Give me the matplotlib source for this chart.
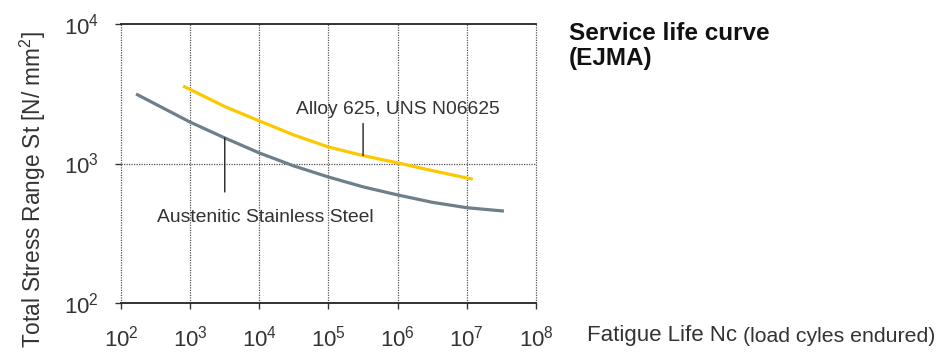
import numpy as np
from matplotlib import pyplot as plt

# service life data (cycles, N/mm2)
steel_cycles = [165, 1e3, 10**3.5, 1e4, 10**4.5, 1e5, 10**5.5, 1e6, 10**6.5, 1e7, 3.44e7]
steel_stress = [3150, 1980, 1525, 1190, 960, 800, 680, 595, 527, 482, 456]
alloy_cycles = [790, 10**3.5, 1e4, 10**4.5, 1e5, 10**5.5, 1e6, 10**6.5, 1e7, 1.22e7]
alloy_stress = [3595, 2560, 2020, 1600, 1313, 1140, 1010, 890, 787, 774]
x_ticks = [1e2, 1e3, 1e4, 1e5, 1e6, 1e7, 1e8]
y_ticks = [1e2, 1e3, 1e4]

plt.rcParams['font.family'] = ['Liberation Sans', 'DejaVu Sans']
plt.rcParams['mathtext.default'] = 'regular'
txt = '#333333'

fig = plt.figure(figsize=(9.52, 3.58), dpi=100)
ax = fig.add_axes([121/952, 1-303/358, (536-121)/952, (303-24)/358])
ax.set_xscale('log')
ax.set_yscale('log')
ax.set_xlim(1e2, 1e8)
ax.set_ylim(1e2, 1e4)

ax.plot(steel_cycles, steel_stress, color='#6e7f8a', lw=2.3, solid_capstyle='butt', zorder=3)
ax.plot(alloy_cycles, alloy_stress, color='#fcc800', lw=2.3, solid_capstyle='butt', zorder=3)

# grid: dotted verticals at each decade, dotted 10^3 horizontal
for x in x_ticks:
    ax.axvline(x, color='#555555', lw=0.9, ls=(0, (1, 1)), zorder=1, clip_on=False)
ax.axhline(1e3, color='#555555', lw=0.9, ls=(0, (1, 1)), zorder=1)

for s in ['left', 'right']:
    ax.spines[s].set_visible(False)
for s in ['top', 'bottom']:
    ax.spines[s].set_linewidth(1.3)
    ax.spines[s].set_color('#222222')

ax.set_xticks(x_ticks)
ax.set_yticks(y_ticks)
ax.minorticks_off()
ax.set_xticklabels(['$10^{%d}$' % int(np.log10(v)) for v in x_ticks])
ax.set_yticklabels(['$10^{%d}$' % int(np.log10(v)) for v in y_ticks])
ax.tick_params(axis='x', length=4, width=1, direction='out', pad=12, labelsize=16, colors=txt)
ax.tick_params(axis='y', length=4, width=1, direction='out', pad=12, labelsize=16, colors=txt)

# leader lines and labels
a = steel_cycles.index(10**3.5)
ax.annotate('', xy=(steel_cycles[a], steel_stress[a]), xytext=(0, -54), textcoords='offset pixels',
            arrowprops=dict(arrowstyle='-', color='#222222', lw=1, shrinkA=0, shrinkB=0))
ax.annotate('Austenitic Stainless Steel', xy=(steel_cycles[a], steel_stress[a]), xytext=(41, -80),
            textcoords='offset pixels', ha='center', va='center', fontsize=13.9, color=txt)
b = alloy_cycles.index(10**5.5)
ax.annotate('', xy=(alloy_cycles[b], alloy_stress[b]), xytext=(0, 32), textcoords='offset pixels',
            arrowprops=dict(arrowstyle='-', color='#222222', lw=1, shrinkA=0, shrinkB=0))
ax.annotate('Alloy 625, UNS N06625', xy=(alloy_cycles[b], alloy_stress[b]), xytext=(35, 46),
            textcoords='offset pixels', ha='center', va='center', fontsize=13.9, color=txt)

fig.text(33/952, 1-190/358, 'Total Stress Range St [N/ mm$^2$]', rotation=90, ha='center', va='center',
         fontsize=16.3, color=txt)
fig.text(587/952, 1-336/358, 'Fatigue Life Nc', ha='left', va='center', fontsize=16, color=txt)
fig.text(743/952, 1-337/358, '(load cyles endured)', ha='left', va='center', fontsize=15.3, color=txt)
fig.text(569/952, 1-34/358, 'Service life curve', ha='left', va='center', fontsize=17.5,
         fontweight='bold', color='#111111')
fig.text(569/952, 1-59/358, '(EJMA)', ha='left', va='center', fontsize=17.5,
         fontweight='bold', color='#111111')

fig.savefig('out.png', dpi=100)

---

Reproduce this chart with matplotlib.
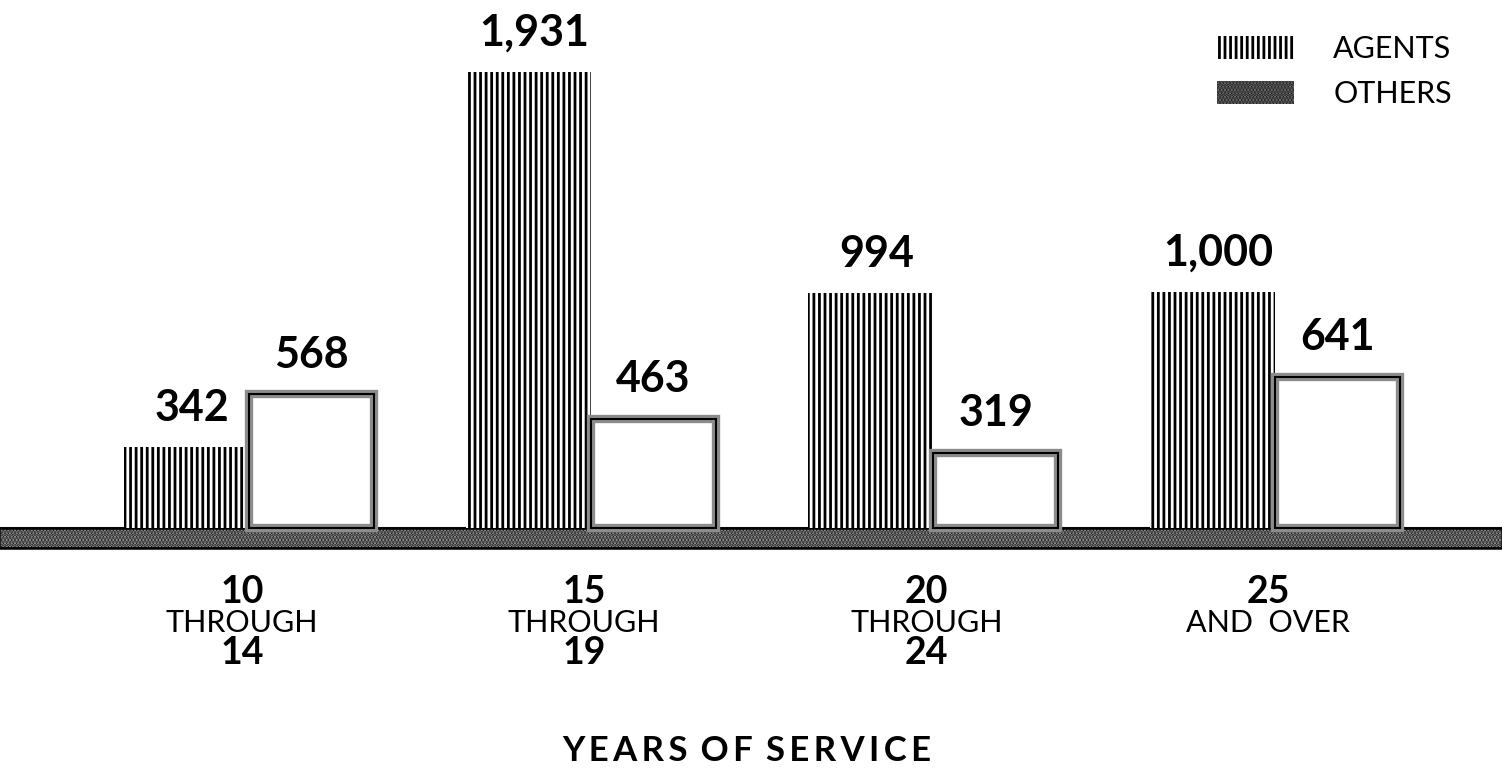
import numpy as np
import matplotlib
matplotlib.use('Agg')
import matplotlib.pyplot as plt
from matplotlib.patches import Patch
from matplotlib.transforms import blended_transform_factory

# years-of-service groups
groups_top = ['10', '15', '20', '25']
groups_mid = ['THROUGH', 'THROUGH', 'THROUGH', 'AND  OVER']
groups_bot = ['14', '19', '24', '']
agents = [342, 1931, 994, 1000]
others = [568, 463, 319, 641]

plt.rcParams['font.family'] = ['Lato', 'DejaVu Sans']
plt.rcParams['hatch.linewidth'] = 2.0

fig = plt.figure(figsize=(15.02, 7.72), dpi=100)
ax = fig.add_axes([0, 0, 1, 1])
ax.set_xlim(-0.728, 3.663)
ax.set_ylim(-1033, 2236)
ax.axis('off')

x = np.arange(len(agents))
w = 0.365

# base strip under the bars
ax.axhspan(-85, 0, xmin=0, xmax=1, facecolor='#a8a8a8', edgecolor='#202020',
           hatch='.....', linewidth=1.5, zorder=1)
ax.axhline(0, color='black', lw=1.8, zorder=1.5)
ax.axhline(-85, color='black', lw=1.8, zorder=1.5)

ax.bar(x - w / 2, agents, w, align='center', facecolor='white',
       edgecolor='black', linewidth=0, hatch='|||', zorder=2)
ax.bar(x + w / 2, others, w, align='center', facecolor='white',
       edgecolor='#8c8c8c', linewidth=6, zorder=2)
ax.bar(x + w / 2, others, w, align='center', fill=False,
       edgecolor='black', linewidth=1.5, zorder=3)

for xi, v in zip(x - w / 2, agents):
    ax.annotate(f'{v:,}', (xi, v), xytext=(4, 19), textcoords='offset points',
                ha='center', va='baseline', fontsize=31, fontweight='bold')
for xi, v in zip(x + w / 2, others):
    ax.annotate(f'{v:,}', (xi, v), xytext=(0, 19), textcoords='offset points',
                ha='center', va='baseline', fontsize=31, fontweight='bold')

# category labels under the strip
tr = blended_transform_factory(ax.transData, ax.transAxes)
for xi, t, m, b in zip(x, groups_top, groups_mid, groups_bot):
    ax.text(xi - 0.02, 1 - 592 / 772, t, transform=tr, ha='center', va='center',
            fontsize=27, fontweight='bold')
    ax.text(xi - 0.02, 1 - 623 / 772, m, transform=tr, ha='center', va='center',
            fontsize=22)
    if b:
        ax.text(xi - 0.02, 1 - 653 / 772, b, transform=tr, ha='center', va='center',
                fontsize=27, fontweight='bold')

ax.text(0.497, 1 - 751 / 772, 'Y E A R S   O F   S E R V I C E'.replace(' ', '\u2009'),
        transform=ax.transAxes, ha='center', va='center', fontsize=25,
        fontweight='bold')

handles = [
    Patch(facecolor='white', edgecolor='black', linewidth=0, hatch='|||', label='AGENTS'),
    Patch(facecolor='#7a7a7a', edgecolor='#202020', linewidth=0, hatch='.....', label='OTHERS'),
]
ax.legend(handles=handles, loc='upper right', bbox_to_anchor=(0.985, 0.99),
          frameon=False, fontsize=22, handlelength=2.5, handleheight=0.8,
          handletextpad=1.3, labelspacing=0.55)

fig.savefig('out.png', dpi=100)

--

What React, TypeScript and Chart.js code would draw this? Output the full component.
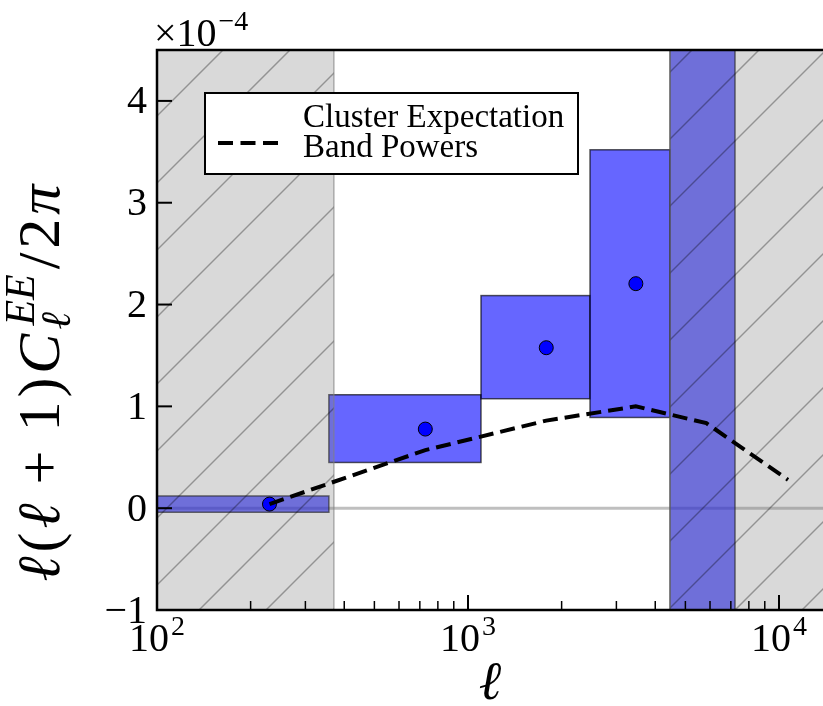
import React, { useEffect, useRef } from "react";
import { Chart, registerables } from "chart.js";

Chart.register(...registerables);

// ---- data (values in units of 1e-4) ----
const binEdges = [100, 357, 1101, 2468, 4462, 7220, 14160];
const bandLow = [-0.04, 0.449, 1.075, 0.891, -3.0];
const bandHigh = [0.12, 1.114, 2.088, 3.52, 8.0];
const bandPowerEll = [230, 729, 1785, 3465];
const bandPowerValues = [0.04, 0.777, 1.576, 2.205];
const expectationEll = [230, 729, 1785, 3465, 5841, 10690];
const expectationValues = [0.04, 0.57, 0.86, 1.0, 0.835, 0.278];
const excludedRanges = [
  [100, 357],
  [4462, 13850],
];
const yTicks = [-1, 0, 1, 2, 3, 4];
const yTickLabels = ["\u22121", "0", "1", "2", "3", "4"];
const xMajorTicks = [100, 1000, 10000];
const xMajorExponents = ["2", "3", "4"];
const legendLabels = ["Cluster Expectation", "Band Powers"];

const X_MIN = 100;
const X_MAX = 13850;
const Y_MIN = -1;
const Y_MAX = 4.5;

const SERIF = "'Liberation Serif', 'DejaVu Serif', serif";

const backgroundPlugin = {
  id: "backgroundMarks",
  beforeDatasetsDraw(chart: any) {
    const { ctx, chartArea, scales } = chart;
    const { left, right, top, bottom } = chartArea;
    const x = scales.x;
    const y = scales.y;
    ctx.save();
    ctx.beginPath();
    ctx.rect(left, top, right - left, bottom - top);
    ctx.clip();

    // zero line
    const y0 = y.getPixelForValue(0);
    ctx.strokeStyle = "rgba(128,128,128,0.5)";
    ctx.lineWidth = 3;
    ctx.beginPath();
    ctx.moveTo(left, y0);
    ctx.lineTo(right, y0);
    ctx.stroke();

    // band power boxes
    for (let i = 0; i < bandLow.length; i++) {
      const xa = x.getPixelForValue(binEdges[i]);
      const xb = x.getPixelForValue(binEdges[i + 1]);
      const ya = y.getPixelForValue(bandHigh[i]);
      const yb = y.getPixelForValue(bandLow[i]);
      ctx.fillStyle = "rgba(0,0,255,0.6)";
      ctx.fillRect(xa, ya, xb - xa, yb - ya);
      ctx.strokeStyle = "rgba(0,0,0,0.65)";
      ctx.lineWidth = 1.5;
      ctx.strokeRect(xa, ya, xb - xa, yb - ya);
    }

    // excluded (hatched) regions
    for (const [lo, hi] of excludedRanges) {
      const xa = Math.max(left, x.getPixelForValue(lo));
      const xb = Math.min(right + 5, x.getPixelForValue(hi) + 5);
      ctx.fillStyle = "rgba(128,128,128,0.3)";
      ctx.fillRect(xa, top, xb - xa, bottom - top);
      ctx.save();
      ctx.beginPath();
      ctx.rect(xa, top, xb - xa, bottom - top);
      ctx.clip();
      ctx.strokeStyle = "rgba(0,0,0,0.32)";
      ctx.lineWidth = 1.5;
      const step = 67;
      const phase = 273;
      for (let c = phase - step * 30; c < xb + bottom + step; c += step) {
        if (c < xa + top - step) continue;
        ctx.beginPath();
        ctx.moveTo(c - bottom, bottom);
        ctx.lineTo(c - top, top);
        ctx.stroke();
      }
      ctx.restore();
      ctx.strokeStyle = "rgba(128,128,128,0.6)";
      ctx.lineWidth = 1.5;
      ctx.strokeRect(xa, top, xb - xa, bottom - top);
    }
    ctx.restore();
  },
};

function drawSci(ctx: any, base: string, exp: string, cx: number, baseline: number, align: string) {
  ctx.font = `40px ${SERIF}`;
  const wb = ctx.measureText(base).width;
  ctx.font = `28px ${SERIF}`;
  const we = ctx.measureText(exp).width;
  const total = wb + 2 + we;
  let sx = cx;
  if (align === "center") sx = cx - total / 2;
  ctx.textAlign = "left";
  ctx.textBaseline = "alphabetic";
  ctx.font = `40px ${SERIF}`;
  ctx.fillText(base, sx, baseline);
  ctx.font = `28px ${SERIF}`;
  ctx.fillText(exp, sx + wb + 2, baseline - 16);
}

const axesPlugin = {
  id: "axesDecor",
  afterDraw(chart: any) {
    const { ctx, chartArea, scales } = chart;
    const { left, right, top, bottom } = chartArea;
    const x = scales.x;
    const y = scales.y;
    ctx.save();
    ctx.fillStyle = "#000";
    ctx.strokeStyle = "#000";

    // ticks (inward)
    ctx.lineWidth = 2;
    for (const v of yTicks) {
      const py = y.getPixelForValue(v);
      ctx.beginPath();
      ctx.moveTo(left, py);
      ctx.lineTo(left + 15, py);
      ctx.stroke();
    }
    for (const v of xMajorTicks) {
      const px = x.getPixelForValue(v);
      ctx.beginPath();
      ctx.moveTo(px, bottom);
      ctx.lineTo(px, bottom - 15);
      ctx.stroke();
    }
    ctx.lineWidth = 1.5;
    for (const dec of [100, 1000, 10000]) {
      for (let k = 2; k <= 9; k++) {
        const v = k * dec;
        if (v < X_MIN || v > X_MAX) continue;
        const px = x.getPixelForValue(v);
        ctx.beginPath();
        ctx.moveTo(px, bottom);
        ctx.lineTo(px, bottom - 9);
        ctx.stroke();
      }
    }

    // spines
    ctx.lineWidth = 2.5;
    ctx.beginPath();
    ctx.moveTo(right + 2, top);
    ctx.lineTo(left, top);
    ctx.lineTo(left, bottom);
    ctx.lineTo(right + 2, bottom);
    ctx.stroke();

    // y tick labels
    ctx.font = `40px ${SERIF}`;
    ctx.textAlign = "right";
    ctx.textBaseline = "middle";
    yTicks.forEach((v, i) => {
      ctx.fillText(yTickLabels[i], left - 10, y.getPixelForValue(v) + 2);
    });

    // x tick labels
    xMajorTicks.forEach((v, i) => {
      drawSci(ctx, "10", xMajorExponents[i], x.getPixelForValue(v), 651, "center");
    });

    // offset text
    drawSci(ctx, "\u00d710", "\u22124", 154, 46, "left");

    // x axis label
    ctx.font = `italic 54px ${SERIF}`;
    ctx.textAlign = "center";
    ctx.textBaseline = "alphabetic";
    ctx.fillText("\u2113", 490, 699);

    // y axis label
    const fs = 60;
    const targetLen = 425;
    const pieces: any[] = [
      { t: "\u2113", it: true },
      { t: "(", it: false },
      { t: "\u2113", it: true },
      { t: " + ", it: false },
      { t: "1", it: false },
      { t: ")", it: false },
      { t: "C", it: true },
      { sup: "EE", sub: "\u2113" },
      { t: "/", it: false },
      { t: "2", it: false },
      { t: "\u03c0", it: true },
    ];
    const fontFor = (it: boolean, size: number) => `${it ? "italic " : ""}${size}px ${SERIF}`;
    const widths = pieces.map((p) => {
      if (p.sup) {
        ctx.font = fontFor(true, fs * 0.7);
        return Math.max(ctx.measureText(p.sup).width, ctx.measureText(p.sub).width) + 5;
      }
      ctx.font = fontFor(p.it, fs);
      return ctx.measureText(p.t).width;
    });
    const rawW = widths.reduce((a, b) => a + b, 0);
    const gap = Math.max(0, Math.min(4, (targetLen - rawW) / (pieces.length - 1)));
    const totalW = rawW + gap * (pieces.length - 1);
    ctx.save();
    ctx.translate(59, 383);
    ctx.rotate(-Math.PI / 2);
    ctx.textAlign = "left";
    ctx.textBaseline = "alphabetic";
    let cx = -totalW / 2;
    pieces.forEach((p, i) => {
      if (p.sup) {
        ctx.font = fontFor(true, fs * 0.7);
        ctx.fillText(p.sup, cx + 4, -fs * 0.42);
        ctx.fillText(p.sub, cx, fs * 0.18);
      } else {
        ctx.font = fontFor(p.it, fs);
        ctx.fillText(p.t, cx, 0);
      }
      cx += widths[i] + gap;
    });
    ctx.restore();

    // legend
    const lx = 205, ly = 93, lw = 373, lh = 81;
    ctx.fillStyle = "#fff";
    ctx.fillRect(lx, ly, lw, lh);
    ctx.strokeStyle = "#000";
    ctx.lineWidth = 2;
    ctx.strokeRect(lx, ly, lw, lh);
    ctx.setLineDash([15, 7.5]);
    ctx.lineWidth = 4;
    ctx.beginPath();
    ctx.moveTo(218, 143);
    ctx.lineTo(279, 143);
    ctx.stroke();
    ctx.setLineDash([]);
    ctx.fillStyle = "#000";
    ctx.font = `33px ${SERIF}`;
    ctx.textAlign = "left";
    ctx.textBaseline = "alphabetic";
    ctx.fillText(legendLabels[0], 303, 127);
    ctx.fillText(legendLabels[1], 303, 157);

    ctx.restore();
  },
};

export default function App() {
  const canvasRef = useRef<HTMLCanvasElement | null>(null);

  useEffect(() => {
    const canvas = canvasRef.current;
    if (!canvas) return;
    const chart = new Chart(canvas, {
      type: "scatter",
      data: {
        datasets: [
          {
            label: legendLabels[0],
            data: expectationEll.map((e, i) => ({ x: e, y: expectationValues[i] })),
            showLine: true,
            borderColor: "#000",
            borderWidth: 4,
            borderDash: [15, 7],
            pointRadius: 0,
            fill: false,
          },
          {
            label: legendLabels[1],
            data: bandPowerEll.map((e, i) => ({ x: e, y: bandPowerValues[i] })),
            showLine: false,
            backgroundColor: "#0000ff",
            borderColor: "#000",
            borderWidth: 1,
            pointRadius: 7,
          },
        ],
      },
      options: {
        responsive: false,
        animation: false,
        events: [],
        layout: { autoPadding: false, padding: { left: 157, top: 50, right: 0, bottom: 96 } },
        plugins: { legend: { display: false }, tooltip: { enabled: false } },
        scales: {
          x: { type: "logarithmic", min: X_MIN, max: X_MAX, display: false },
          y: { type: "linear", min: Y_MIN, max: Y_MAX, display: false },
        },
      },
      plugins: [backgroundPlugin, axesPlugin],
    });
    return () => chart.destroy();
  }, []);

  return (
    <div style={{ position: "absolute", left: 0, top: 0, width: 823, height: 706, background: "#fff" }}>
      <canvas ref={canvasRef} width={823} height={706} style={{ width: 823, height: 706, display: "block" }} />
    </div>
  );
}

■ **Required work**
Only the count is needed: the number of lines in the data that include the word "matplotlib".

■ **Task solution**
8